1. Peraturan Mengenai Pengelolaan Terumbu Karang
Ada banyak peraturan perundangan yang terkait dengan pengelolaan pantai, diantaranya adalah :

a.    UUD 1945 Pasal 33 ayat 3
b.    UU No.5 Tahun 1960 Tentang Ketentuan-Ketentuan Pokok Agraria
c.    UU No.11 Tahun 1974 Tentang Perairan
d.    UU No.9 Tahun 1985 Tentang Perikanan
e.    UU No.5 Tahun 1990 Tentang Konservasi Sumberdaya Alam Hayati dan Ekosistemnya.
f.     UU No.9 Tahun 1990 Tentang Kepariwisataan
g.    UU No. 23 Tahun 1997 Tentang Pengelolaan Lingkungan Hidup
h.    UU No. 7 Tahun 2004 Tentang Sumber Daya Air
i.      UU No. 32 Tahun 2004 Tentang Pemerintah Daerah
j.      U No. 33 Tahun 2004 Tentang Perimbangan Keuangan antara Pemerintah Pusat dan Pemerintah Daerah
k.    UU No.26 Tahun 2007 Tentang Penataan Ruang
l.      UU No 27 Tahun 2007 Tentang Pesisir dan kelautan

2. Penegakan Hukum
Salah satu hal yang sangat penting dalam pengelolaan pantai adalah penegakkan hukum (law enforcement). Peraturan-perundangan telah banyak diterbitkan. Tujuannya agar pengelolaan pantai dapat dilakukan secara terpadu. Namun pada implementasi, sering peraturan dilanggar. Pelanggaran tidak diikuti dengan sanksi maupun hukuman yang tegas, walaupun sudah dinyatakan eksplisit dalam aturan. Pengawasan oleh pihak berwenang (lebih dominan dari Pemerintah) tidak dilakukan.
Penegakan hukum perlu terus dilakukan dengan berbagai cara dan upaya.
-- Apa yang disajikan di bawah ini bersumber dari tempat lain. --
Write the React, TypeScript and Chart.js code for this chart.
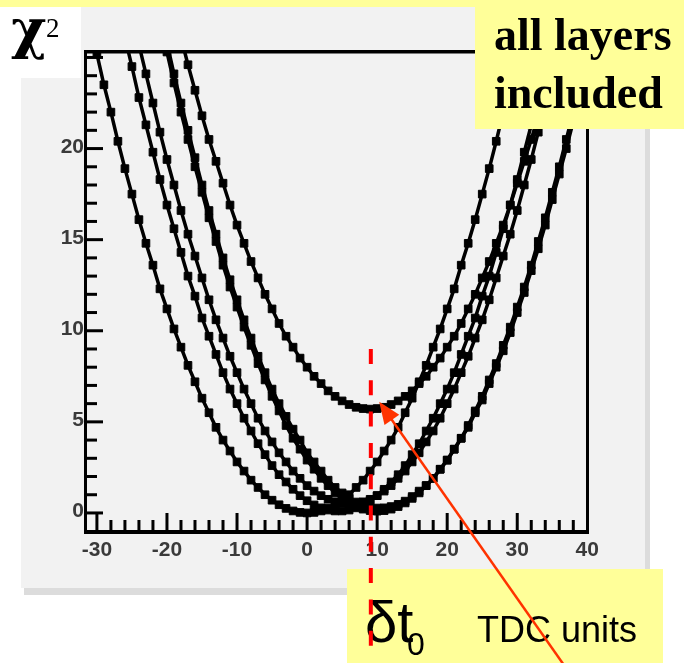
import React, { useEffect, useRef } from "react";
import { Chart, registerables } from "chart.js";

Chart.register(...registerables);

// Trial shift of t0, in TDC units
const tdcShift = [
  -32, -31, -30, -29, -28, -27, -26, -25, -24, -23,
  -22, -21, -20, -19, -18, -17, -16, -15, -14, -13,
  -12, -11, -10, -9, -8, -7, -6, -5, -4, -3,
  -2, -1, 0, 1, 2, 3, 4, 5, 6, 7,
  8, 9, 10, 11, 12, 13, 14, 15, 16, 17,
  18, 19, 20, 21, 22, 23, 24, 25, 26, 27,
  28, 29, 30, 31, 32, 33, 34, 35, 36, 37,
  38, 39, 40,
];

// chi-square of the track fit for each trial shift (one array per event)
const chi2EventA = [
  28.7, 26.9, 25.2, 23.5, 22.0, 20.4, 18.9, 17.5, 16.1, 14.8,
  13.6, 12.3, 11.2, 10.1, 9.1, 8.1, 7.2, 6.3, 5.5, 4.7,
  4.0, 3.4, 2.8, 2.3, 1.8, 1.4, 1.0, 0.7, 0.45, 0.25,
  0.11, 0.03, 0, 0.03, 0.11, 0.25, 0.45, 0.7, 1.0, 1.4,
  1.8, 2.3, 2.8, 3.4, 4.0, 4.7, 5.5, 6.3, 7.2, 8.1,
  9.1, 10.1, 11.2, 12.3, 13.6, 14.8, 16.1, 17.5, 18.9, 20.4,
  22.0, 23.5, 25.2, 26.9, 28.7, null, null, null, null, null,
  null, null, null,
];

const chi2EventB = [
  null, null, null, null, 29.7, 27.9, 26.1, 24.5, 22.8, 21.3,
  19.8, 18.3, 16.9, 15.6, 14.3, 13.0, 11.9, 10.7, 9.7, 8.7,
  7.7, 6.8, 6.0, 5.2, 4.5, 3.8, 3.2, 2.6, 2.1, 1.7,
  1.3, 0.95, 0.67, 0.44, 0.28, 0.16, 0.11, 0.11, 0.16, 0.28,
  0.44, 0.67, 0.95, 1.3, 1.7, 2.1, 2.6, 3.2, 3.8, 4.5,
  5.2, 6.0, 6.8, 7.7, 8.7, 9.7, 10.7, 11.9, 13.0, 14.3,
  15.6, 16.9, 18.3, 19.8, 21.3, 22.8, 24.5, 26.1, 27.9, 29.7,
  null, null, null,
];

const chi2EventC = [
  null, null, null, null, null, null, 29.2, 27.4, 25.7, 24.1,
  22.5, 20.9, 19.4, 18.0, 16.6, 15.3, 14.1, 12.9, 11.7, 10.6,
  9.6, 8.6, 7.7, 6.8, 6.0, 5.2, 4.5, 3.9, 3.3, 2.8,
  2.3, 1.9, 1.5, 1.2, 0.95, 0.75, 0.61, 0.53, 0.5, 0.53,
  0.61, 0.75, 0.95, 1.2, 1.5, 1.9, 2.3, 2.8, 3.3, 3.9,
  4.5, 5.2, 6.0, 6.8, 7.7, 8.6, 9.6, 10.6, 11.7, 12.9,
  14.1, 15.3, 16.6, 18.0, 19.4, 20.9, 22.5, 24.1, 25.7, 27.4,
  29.2, null, null,
];

const chi2EventD = [
  null, null, null, null, null, null, null, null, null, null,
  28.8, 27.0, 25.3, 23.6, 22.0, 20.5, 19.0, 17.6, 16.2, 14.9,
  13.6, 12.4, 11.3, 10.2, 9.2, 8.2, 7.3, 6.4, 5.6, 4.8,
  4.1, 3.5, 2.9, 2.4, 1.9, 1.5, 1.1, 0.8, 0.55, 0.35,
  0.21, 0.13, 0.1, 0.13, 0.21, 0.35, 0.55, 0.8, 1.1, 1.5,
  1.9, 2.4, 2.9, 3.5, 4.1, 4.8, 5.6, 6.4, 7.3, 8.2,
  9.2, 10.2, 11.3, 12.4, 13.6, 14.9, 16.2, 17.6, 19.0, 20.5,
  22.0, 23.6, 25.3,
];

const chi2EventE = [
  null, null, null, null, null, null, null, null, null, null,
  29.3, 27.5, 25.8, 24.1, 22.5, 21.0, 19.5, 18.0, 16.6, 15.3,
  14.0, 12.8, 11.7, 10.6, 9.6, 8.6, 7.7, 6.8, 6.0, 5.3,
  4.6, 4.0, 3.3, 2.8, 2.3, 1.8, 1.4, 1.1, 0.8, 0.6,
  0.43, 0.32, 0.27, 0.28, 0.35, 0.47, 0.65, 0.9, 1.2, 1.5,
  1.9, 2.4, 2.9, 3.5, 4.1, 4.7, 5.5, 6.2, 7.1, 8.0,
  8.9, 9.9, 11.0, 12.1, 13.3, 14.5, 15.8, 17.2, 18.6, 20.0,
  21.5, 23.1, 24.7,
];

const chi2EventF = [
  null, null, null, null, null, null, null, null, null, null,
  null, null, 29.3, 27.7, 26.1, 24.6, 23.2, 21.8, 20.5, 19.3,
  18.1, 16.9, 15.8, 14.8, 13.8, 12.9, 12.0, 11.2, 10.4, 9.7,
  9.1, 8.5, 8.0, 7.5, 7.1, 6.7, 6.4, 6.15, 5.95, 5.8,
  5.73, 5.7, 5.73, 5.8, 5.95, 6.15, 6.4, 6.7, 7.1, 7.5,
  8.0, 8.5, 9.1, 9.7, 10.4, 11.2, 12.0, 12.9, 13.8, 14.8,
  15.8, 16.9, 18.1, 19.3, 20.5, 21.8, 23.2, 24.6, 26.1, 27.7,
  29.3, null, null,
];

const eventSeries = [chi2EventA, chi2EventB, chi2EventC, chi2EventD, chi2EventE, chi2EventF];

const xTickValues = [-30, -20, -10, 0, 10, 20, 30, 40];
const yTickValues = [0, 5, 10, 15, 20];

// fitted t0 shift (red marker) and the minimum the arrow points to
const bestShift = 9.1;
const arrowTarget = { x: 10.3, y: 6.1 };

const YELLOW = "#ffff99";

const decorations = {
  id: "decorations",
  beforeDraw(chart: any) {
    const ctx = chart.ctx as CanvasRenderingContext2D;
    ctx.save();
    ctx.fillStyle = "#ffffff";
    ctx.fillRect(0, 0, chart.width, chart.height);
    // frame shadow
    ctx.fillStyle = "#dcdcdc";
    ctx.fillRect(24, 588, 626, 7);
    ctx.fillRect(645, 12, 5, 583);
    // canvas pad
    ctx.fillStyle = "#f2f2f2";
    ctx.fillRect(21, 7, 624, 581);
    // label cell for the y title
    ctx.fillStyle = "#ffffff";
    ctx.fillRect(0, 7, 81, 71);
    ctx.fillStyle = YELLOW;
    ctx.fillRect(0, 0, chart.width, 7);
    ctx.restore();
  },
  afterDatasetsDraw(chart: any) {
    const ctx = chart.ctx as CanvasRenderingContext2D;
    const xs = chart.scales.x;
    const ys = chart.scales.y;
    const { left, right, top, bottom } = chart.chartArea;
    ctx.save();
    ctx.fillStyle = "#000";
    // axis frame
    ctx.fillRect(left - 1, top - 2, right - left + 2, 3.5);
    ctx.fillRect(left - 1, bottom - 3, right - left + 2, 4);
    ctx.fillRect(left - 1, top - 2, 3, bottom - top + 3);
    ctx.fillRect(right - 2, top - 2, 3, bottom - top + 3);

    // y ticks, inward
    ctx.strokeStyle = "#000";
    ctx.lineWidth = 3;
    for (let v = 0; v <= 25; v++) {
      const y = ys.getPixelForValue(v);
      const len = v % 5 === 0 ? 18 : 12;
      ctx.beginPath();
      ctx.moveTo(left, y);
      ctx.lineTo(left + len, y);
      ctx.stroke();
    }
    // x ticks, inward
    for (let v = -30; v < 40; v += 2) {
      const x = xs.getPixelForValue(v);
      const len = v % 10 === 0 ? 18 : 11;
      ctx.beginPath();
      ctx.moveTo(x, bottom - 2);
      ctx.lineTo(x, bottom - 2 - len);
      ctx.stroke();
    }

    // tick labels
    ctx.fillStyle = "#3a3a3a";
    ctx.font = "bold 21px 'Liberation Sans', Arial, sans-serif";
    ctx.textAlign = "center";
    ctx.textBaseline = "alphabetic";
    for (const v of xTickValues) {
      ctx.fillText(String(v), xs.getPixelForValue(v), 556);
    }
    ctx.textAlign = "right";
    for (const v of yTickValues) {
      ctx.fillText(String(v), left - 1, ys.getPixelForValue(v) + 4);
    }
    ctx.restore();
  },
  afterDraw(chart: any) {
    const ctx = chart.ctx as CanvasRenderingContext2D;
    const xs = chart.scales.x;
    const ys = chart.scales.y;
    ctx.save();

    // y title
    ctx.fillStyle = "#000";
    ctx.textAlign = "left";
    ctx.textBaseline = "alphabetic";
    ctx.font = "bold 54px 'DejaVu Serif', serif";
    ctx.fillText("\u03c7", 11, 48);
    ctx.font = "27px 'Liberation Serif', 'Times New Roman', serif";
    ctx.fillText("2", 46, 37);

    // note box, top right
    ctx.fillStyle = YELLOW;
    ctx.fillRect(475, 0, 209, 129);
    ctx.fillStyle = "#000";
    ctx.font = "bold 46px 'Liberation Serif', 'Times New Roman', serif";
    ctx.fillText("all layers", 494, 50);
    ctx.fillText("included", 494, 108);

    // x title box
    ctx.fillStyle = YELLOW;
    ctx.fillRect(347, 569, 316, 94);
    ctx.fillStyle = "#000";
    ctx.font = "58px 'Liberation Sans', Arial, sans-serif";
    ctx.fillText("\u03b4t", 365, 642);
    ctx.font = "32px 'Liberation Sans', Arial, sans-serif";
    ctx.fillText("0", 407, 655);
    ctx.font = "36px 'Liberation Sans', Arial, sans-serif";
    ctx.fillText("TDC units", 477, 642);

    // dashed marker at the fitted shift
    const xm = xs.getPixelForValue(bestShift);
    ctx.strokeStyle = "#ff0000";
    ctx.lineWidth = 4;
    ctx.setLineDash([15, 16.3]);
    ctx.beginPath();
    ctx.moveTo(xm, ys.getPixelForValue(9));
    ctx.lineTo(xm, 648);
    ctx.stroke();
    ctx.setLineDash([]);

    // arrow to the minimum
    const tx = xs.getPixelForValue(arrowTarget.x);
    const ty = ys.getPixelForValue(arrowTarget.y);
    const ex = 566;
    const ey = 668;
    const len = Math.hypot(ex - tx, ey - ty);
    const ux = (ex - tx) / len;
    const uy = (ey - ty) / len;
    const headLen = 22;
    const headHalf = 9;
    const bx = tx + ux * headLen;
    const by = ty + uy * headLen;
    ctx.strokeStyle = "#ff3300";
    ctx.fillStyle = "#ff3300";
    ctx.lineWidth = 2.5;
    ctx.beginPath();
    ctx.moveTo(bx - ux * 2, by - uy * 2);
    ctx.lineTo(ex, ey);
    ctx.stroke();
    ctx.beginPath();
    ctx.moveTo(tx, ty);
    ctx.lineTo(bx - uy * headHalf, by + ux * headHalf);
    ctx.lineTo(bx + uy * headHalf, by - ux * headHalf);
    ctx.closePath();
    ctx.fill();

    ctx.restore();
  },
};

export default function App() {
  const canvasRef = useRef<HTMLCanvasElement>(null);

  useEffect(() => {
    document.body.style.margin = "0";
    const canvas = canvasRef.current;
    if (!canvas) return;
    const chart = new Chart(canvas, {
      type: "line",
      data: {
        datasets: eventSeries.map((values, k) => ({
          label: "event " + (k + 1),
          data: tdcShift.map((x, i) => ({ x, y: values[i] })),
          borderColor: "#000",
          backgroundColor: "#000",
          borderWidth: 3.5,
          pointStyle: "rect",
          pointRadius: 5.4,
          pointBorderWidth: 1,
          pointBackgroundColor: "#000",
          pointBorderColor: "#000",
          tension: 0,
          fill: false,
          spanGaps: false,
          clip: 0,
        })),
      },
      options: {
        responsive: false,
        animation: false,
        devicePixelRatio: 1,
        events: [],
        layout: { padding: { left: 85, right: 96, top: 52, bottom: 130 } },
        scales: {
          x: { type: "linear", min: -31.7, max: 40.1, display: false },
          y: { type: "linear", min: -1.1, max: 25.3, display: false },
        },
        plugins: {
          legend: { display: false },
          tooltip: { enabled: false },
        },
      },
      plugins: [decorations],
    } as any);
    return () => chart.destroy();
  }, []);

  return (
    <div style={{ position: "absolute", left: 0, top: 0, width: 684, height: 663 }}>
      <canvas
        ref={canvasRef}
        width={684}
        height={663}
        style={{ display: "block", width: 684, height: 663 }}
      />
    </div>
  );
}
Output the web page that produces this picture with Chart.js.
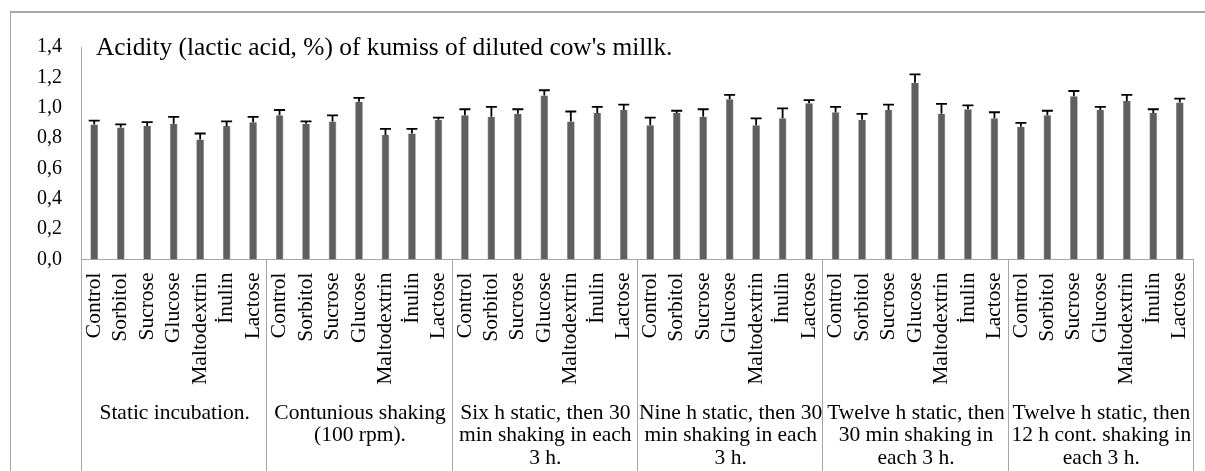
<!DOCTYPE html>
<html>
<head>
<meta charset="utf-8">
<script src="https://cdn.jsdelivr.net/npm/chart.js@4/dist/chart.umd.min.js"></script>
<style>
  html, body { margin: 0; padding: 0; background: #fff; }
  #wrap { width: 1205px; height: 471px; position: relative; }
  .probe { font-family: "Liberation Serif"; position: absolute; left: -9999px; }
</style>
</head>
<body>
<span class="probe">Acidity 0,1</span>
<div id="wrap"><canvas id="c" width="1205" height="471"></canvas></div>
<script>
// ---- data ----
const substances = ['Control', 'Sorbitol', 'Sucrose', 'Glucose', 'Maltodextrin', 'İnulin', 'Lactose'];
const groupNames = [
  ['Static incubation.'],
  ['Contunious shaking', '(100 rpm).'],
  ['Six h static, then 30', 'min shaking in each', '3 h.'],
  ['Nine h static, then 30', 'min shaking in each', '3 h.'],
  ['Twelve h static, then', '30 min shaking in', 'each 3 h.'],
  ['Twelve h static, then', '12 h cont. shaking in', 'each 3 h.']
];
const staticVals     = [0.89, 0.87, 0.88, 0.895, 0.79, 0.88, 0.905];
const staticErr      = [0.025, 0.02, 0.025, 0.045, 0.04, 0.03, 0.035];
const contVals       = [0.95, 0.895, 0.91, 1.04, 0.82, 0.83, 0.92];
const contErr        = [0.035, 0.015, 0.04, 0.025, 0.04, 0.03, 0.015];
const sixVals        = [0.95, 0.94, 0.96, 1.08, 0.91, 0.965, 0.985];
const sixErr         = [0.04, 0.065, 0.03, 0.035, 0.065, 0.04, 0.035];
const nineVals       = [0.885, 0.965, 0.94, 1.055, 0.885, 0.93, 1.03];
const nineErr        = [0.05, 0.015, 0.05, 0.03, 0.045, 0.065, 0.02];
const twelveVals     = [0.97, 0.92, 0.985, 1.165, 0.96, 0.99, 0.93];
const twelveErr      = [0.035, 0.04, 0.035, 0.055, 0.065, 0.025, 0.04];
const twelveContVals = [0.875, 0.95, 1.075, 0.985, 1.045, 0.965, 1.035];
const twelveContErr  = [0.025, 0.03, 0.035, 0.02, 0.04, 0.025, 0.025];
const yTicks = [0, 0.2, 0.4, 0.6, 0.8, 1.0, 1.2, 1.4];
const titleText = "Acidity (lactic acid, %) of kumiss of diluted cow's millk.";

const allVals = [].concat(staticVals, contVals, sixVals, nineVals, twelveVals, twelveContVals);
const allErr = [].concat(staticErr, contErr, sixErr, nineErr, twelveErr, twelveContErr);
const labels = [];
groupNames.forEach(() => substances.forEach(s => labels.push(s)));

const FONT = "'Liberation Serif', 'Times New Roman', 'DejaVu Serif', serif";
const LINE = '#a6a6a6';

const decor = {
  id: 'decor',
  beforeDraw(chart) {
    const ctx = chart.ctx;
    ctx.save();
    ctx.fillStyle = '#fff';
    ctx.fillRect(0, 0, chart.width, chart.height);
    ctx.strokeStyle = LINE;
    ctx.lineWidth = 2;
    ctx.beginPath();
    ctx.moveTo(10, 12); ctx.lineTo(1205, 12);
    ctx.stroke();
    ctx.lineWidth = 1;
    ctx.beginPath();
    ctx.moveTo(10.5, 12); ctx.lineTo(10.5, 471);
    ctx.stroke();
    ctx.restore();
  },
  afterDraw(chart) {
    const ctx = chart.ctx;
    const xs = chart.scales.x;
    const bottom = chart.chartArea.bottom;
    const n = groupNames.length;
    const gw = (xs.right - xs.left) / n;
    ctx.save();
    ctx.strokeStyle = LINE;
    ctx.lineWidth = 1;
    for (let k = 0; k <= n; k++) {
      const x = Math.round(xs.left + k * gw) + 0.5;
      ctx.beginPath();
      ctx.moveTo(x, bottom);
      ctx.lineTo(x, chart.height);
      ctx.stroke();
    }
    ctx.fillStyle = '#000';
    ctx.font = '21.5px ' + FONT;
    ctx.textAlign = 'center';
    ctx.textBaseline = 'alphabetic';
    groupNames.forEach((lines, k) => {
      const cx = xs.left + (k + 0.5) * gw + 1;
      lines.forEach((t, i) => ctx.fillText(t, cx, 418.5 + i * 22.8));
    });
    ctx.textAlign = 'left';
    ctx.font = '25.4px ' + FONT;
    ctx.fillText(titleText, 96, 55);
    ctx.restore();
  }
};

const errorBars = {
  id: 'errorBars',
  afterDatasetsDraw(chart) {
    const ctx = chart.ctx;
    const meta = chart.getDatasetMeta(0);
    const ys = chart.scales.y;
    ctx.save();
    ctx.strokeStyle = '#000';
    ctx.lineWidth = 1.8;
    meta.data.forEach((bar, i) => {
      const v = allVals[i], e = allErr[i];
      const yTop = ys.getPixelForValue(v + e);
      const yBar = ys.getPixelForValue(v);
      ctx.beginPath();
      ctx.moveTo(bar.x, yBar);
      ctx.lineTo(bar.x, yTop);
      ctx.moveTo(bar.x - 5.5, yTop);
      ctx.lineTo(bar.x + 5.5, yTop);
      ctx.stroke();
    });
    ctx.restore();
  }
};

function build() {
  new Chart(document.getElementById('c'), {
    type: 'bar',
    data: {
      labels: labels,
      datasets: [{
        data: allVals,
        backgroundColor: '#5f5f5f',
        borderColor: '#7a7a7a',
        borderWidth: { left: 0.6, right: 0.6, top: 0, bottom: 0 },
        barPercentage: 0.29,
        categoryPercentage: 1.0
      }]
    },
    options: {
      responsive: false,
      animation: false,
      events: [],
      layout: { padding: { top: 47, right: 12, left: 0, bottom: 0 } },
      plugins: { legend: { display: false }, title: { display: false }, tooltip: { enabled: false } },
      scales: {
        x: {
          grid: { display: false, drawTicks: false },
          border: { display: true, color: LINE, width: 1 },
          ticks: {
            autoSkip: false, maxRotation: 90, minRotation: 90,
            padding: 13, color: '#000',
            font: { family: FONT, size: 21.5 }
          },
          afterFit(s) { s.height = 211.5; s.paddingLeft = 0; s.paddingRight = 0; }
        },
        y: {
          min: 0, max: 1.4,
          afterBuildTicks(s) { s.ticks = yTicks.map(v => ({ value: v })); },
          grid: { display: false, drawTicks: false },
          border: { display: true, color: LINE, width: 1 },
          ticks: {
            padding: 19, color: '#000',
            font: { family: FONT, size: 20 },
            callback: v => Number(v).toFixed(1).replace('.', ',')
          },
          afterFit(s) { s.width = 81; s.paddingTop = 0; s.paddingBottom = 0; }
        }
      }
    },
    plugins: [decor, errorBars]
  });
}

if (document.fonts && document.fonts.load) {
  Promise.all([
    document.fonts.load("20px 'Liberation Serif'"),
    document.fonts.load("25px 'Liberation Serif'")
  ]).then(build, build);
} else {
  build();
}
</script>
</body>
</html>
Cara–cara dan upaya antara lain dapat berupa:
a.    Sosialisasi peraturan perundangan yang berkaitan dengan pengelolaan pantai kepada semua stakeholders.
b.    Substansi tentang aturan dan sanksinya perlu disosialisasikan lebih detail. Misalnya dengan cara pemasangan papan aturan dan sanksi di tempat-tempat strategis.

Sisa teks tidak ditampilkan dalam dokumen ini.